=== STATED EXERCISE ===
Copy exactly, please, the lines of the data from its start through the line containing "(662,900) -- cycle;".

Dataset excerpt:
********************
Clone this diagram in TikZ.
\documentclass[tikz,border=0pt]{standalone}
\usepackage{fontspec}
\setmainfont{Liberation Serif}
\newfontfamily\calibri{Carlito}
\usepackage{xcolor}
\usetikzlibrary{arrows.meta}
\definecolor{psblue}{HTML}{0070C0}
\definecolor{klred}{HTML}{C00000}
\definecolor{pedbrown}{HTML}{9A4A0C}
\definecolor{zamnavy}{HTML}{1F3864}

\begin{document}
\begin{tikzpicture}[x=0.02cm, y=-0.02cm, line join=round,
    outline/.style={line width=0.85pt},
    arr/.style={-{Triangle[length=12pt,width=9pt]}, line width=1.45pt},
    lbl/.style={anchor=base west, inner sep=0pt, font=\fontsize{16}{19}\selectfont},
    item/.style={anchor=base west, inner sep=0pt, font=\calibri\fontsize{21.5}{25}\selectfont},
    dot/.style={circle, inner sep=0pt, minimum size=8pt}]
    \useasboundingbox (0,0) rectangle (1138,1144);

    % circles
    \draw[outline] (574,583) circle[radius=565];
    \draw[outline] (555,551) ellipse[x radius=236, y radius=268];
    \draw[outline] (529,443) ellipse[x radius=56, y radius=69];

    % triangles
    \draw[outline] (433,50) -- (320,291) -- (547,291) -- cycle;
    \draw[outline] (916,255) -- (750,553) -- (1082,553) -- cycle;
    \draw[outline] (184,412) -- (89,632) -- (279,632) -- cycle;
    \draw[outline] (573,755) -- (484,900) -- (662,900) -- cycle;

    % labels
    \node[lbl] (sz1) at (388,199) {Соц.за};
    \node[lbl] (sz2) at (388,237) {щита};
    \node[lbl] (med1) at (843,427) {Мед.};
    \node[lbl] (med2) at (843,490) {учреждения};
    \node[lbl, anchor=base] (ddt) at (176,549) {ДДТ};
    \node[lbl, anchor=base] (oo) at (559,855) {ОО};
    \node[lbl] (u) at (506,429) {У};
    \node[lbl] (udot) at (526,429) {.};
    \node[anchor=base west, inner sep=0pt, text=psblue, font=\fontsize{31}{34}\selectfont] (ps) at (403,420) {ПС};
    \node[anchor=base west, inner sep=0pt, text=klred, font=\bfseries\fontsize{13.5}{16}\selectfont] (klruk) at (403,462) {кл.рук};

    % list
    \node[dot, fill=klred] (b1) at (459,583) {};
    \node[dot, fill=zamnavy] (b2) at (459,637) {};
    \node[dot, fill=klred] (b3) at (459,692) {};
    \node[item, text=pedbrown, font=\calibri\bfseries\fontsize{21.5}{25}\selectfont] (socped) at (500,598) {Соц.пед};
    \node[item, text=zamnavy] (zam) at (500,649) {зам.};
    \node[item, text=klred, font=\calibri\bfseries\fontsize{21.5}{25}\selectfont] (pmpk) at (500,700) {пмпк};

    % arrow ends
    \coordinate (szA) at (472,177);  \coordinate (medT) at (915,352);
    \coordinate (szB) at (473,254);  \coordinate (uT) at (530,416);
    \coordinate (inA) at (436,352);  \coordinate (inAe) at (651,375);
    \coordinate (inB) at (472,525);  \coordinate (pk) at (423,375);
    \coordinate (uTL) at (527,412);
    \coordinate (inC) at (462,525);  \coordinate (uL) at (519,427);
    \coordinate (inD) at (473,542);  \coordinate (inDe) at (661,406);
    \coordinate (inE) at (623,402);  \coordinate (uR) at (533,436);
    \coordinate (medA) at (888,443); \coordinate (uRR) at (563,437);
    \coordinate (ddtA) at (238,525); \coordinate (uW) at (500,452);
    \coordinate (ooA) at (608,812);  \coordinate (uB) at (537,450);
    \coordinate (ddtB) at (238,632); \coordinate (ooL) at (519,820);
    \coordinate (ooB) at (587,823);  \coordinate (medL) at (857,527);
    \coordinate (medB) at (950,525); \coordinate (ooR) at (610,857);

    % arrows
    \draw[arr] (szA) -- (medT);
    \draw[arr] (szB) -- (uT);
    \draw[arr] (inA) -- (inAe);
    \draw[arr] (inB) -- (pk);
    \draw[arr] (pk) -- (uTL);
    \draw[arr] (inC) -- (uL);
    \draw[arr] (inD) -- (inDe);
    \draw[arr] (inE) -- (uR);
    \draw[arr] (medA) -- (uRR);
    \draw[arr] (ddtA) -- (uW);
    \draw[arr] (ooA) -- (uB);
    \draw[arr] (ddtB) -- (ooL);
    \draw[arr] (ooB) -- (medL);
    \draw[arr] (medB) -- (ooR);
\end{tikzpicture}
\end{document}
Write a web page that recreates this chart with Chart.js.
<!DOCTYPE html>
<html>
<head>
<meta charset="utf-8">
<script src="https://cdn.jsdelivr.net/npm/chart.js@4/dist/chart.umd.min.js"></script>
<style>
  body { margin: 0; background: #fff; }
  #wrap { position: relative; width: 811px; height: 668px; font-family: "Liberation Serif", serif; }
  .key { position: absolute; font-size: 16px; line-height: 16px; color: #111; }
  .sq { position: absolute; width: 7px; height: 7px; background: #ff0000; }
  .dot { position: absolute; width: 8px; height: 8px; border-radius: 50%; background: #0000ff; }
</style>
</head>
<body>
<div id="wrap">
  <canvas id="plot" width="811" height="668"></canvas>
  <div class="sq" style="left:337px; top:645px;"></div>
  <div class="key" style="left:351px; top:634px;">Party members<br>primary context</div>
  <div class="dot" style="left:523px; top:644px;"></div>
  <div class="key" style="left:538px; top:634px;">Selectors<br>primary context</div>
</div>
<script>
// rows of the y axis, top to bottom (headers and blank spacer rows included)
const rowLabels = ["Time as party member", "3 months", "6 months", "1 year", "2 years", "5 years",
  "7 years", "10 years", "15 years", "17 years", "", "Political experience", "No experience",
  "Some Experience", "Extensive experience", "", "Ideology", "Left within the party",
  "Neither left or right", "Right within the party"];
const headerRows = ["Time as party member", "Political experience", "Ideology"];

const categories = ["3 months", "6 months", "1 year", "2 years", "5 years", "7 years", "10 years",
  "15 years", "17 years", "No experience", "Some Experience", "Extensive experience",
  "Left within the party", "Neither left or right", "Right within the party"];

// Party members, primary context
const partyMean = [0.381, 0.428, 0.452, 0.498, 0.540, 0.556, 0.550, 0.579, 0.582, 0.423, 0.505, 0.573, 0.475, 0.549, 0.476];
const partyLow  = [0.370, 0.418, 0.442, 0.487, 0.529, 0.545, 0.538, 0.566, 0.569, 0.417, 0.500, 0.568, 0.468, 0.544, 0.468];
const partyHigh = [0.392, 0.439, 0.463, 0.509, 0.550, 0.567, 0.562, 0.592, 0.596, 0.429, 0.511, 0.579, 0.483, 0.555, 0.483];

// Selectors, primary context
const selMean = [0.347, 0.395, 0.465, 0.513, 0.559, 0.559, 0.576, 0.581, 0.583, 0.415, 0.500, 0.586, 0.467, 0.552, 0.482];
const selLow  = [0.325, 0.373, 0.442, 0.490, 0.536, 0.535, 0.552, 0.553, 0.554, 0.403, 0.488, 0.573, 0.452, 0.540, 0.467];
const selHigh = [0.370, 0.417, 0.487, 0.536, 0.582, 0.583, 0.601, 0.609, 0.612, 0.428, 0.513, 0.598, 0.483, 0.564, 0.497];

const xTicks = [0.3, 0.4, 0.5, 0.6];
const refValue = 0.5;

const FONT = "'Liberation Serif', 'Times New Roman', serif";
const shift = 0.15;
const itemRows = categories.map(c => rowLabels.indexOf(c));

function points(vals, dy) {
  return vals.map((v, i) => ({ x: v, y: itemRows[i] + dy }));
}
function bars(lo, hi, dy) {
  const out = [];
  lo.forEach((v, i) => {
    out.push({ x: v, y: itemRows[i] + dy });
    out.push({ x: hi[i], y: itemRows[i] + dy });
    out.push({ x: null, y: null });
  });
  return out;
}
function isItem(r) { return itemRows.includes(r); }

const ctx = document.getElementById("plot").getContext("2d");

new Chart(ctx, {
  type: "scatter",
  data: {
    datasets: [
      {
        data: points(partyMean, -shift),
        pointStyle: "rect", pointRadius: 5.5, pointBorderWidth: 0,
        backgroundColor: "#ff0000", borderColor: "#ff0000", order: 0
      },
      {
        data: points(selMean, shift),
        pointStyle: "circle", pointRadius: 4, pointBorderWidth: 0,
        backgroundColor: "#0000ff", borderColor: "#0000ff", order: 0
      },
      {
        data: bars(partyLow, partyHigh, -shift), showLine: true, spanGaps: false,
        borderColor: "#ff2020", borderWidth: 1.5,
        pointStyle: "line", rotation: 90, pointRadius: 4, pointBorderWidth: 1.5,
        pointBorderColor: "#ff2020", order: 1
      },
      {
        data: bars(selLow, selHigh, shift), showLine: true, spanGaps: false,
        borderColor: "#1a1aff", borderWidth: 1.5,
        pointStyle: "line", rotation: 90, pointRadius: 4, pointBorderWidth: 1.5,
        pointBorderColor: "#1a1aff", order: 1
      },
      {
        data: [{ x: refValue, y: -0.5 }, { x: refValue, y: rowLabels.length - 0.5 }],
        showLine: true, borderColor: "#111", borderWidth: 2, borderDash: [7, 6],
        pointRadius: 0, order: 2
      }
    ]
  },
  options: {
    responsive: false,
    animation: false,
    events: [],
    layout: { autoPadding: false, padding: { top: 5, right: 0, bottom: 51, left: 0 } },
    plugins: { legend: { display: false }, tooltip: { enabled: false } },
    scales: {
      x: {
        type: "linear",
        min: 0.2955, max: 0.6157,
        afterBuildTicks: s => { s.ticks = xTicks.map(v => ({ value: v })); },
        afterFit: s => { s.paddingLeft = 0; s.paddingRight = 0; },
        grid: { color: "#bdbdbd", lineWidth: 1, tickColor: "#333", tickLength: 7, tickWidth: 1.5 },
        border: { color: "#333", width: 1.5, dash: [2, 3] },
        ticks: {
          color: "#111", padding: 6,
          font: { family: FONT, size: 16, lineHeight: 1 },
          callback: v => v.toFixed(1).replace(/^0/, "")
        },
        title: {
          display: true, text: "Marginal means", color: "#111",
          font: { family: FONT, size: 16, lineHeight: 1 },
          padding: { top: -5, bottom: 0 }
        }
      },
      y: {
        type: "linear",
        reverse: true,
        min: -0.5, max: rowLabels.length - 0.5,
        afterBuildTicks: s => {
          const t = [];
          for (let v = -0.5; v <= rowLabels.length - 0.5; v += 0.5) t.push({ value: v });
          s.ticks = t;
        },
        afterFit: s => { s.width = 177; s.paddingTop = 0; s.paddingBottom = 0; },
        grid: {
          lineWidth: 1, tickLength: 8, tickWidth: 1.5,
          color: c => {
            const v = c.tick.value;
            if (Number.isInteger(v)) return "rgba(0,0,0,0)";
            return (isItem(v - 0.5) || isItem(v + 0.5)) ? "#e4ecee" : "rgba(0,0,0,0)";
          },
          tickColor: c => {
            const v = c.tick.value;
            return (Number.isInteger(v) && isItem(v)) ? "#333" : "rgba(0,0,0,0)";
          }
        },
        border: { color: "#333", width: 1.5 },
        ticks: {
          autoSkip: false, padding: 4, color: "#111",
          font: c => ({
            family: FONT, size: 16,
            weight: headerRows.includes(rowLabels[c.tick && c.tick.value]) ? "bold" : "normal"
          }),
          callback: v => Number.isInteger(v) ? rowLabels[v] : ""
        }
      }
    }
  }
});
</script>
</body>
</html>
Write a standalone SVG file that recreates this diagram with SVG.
********************
=== CORRECT RESPONSE ===
Clone this diagram in TikZ.
\documentclass[tikz,border=0pt]{standalone}
\usepackage{fontspec}
\setmainfont{Liberation Serif}
\newfontfamily\calibri{Carlito}
\usepackage{xcolor}
\usetikzlibrary{arrows.meta}
\definecolor{psblue}{HTML}{0070C0}
\definecolor{klred}{HTML}{C00000}
\definecolor{pedbrown}{HTML}{9A4A0C}
\definecolor{zamnavy}{HTML}{1F3864}

\begin{document}
\begin{tikzpicture}[x=0.02cm, y=-0.02cm, line join=round,
    outline/.style={line width=0.85pt},
    arr/.style={-{Triangle[length=12pt,width=9pt]}, line width=1.45pt},
    lbl/.style={anchor=base west, inner sep=0pt, font=\fontsize{16}{19}\selectfont},
    item/.style={anchor=base west, inner sep=0pt, font=\calibri\fontsize{21.5}{25}\selectfont},
    dot/.style={circle, inner sep=0pt, minimum size=8pt}]
    \useasboundingbox (0,0) rectangle (1138,1144);

    % circles
    \draw[outline] (574,583) circle[radius=565];
    \draw[outline] (555,551) ellipse[x radius=236, y radius=268];
    \draw[outline] (529,443) ellipse[x radius=56, y radius=69];

    % triangles
    \draw[outline] (433,50) -- (320,291) -- (547,291) -- cycle;
    \draw[outline] (916,255) -- (750,553) -- (1082,553) -- cycle;
    \draw[outline] (184,412) -- (89,632) -- (279,632) -- cycle;
    \draw[outline] (573,755) -- (484,900) -- (662,900) -- cycle;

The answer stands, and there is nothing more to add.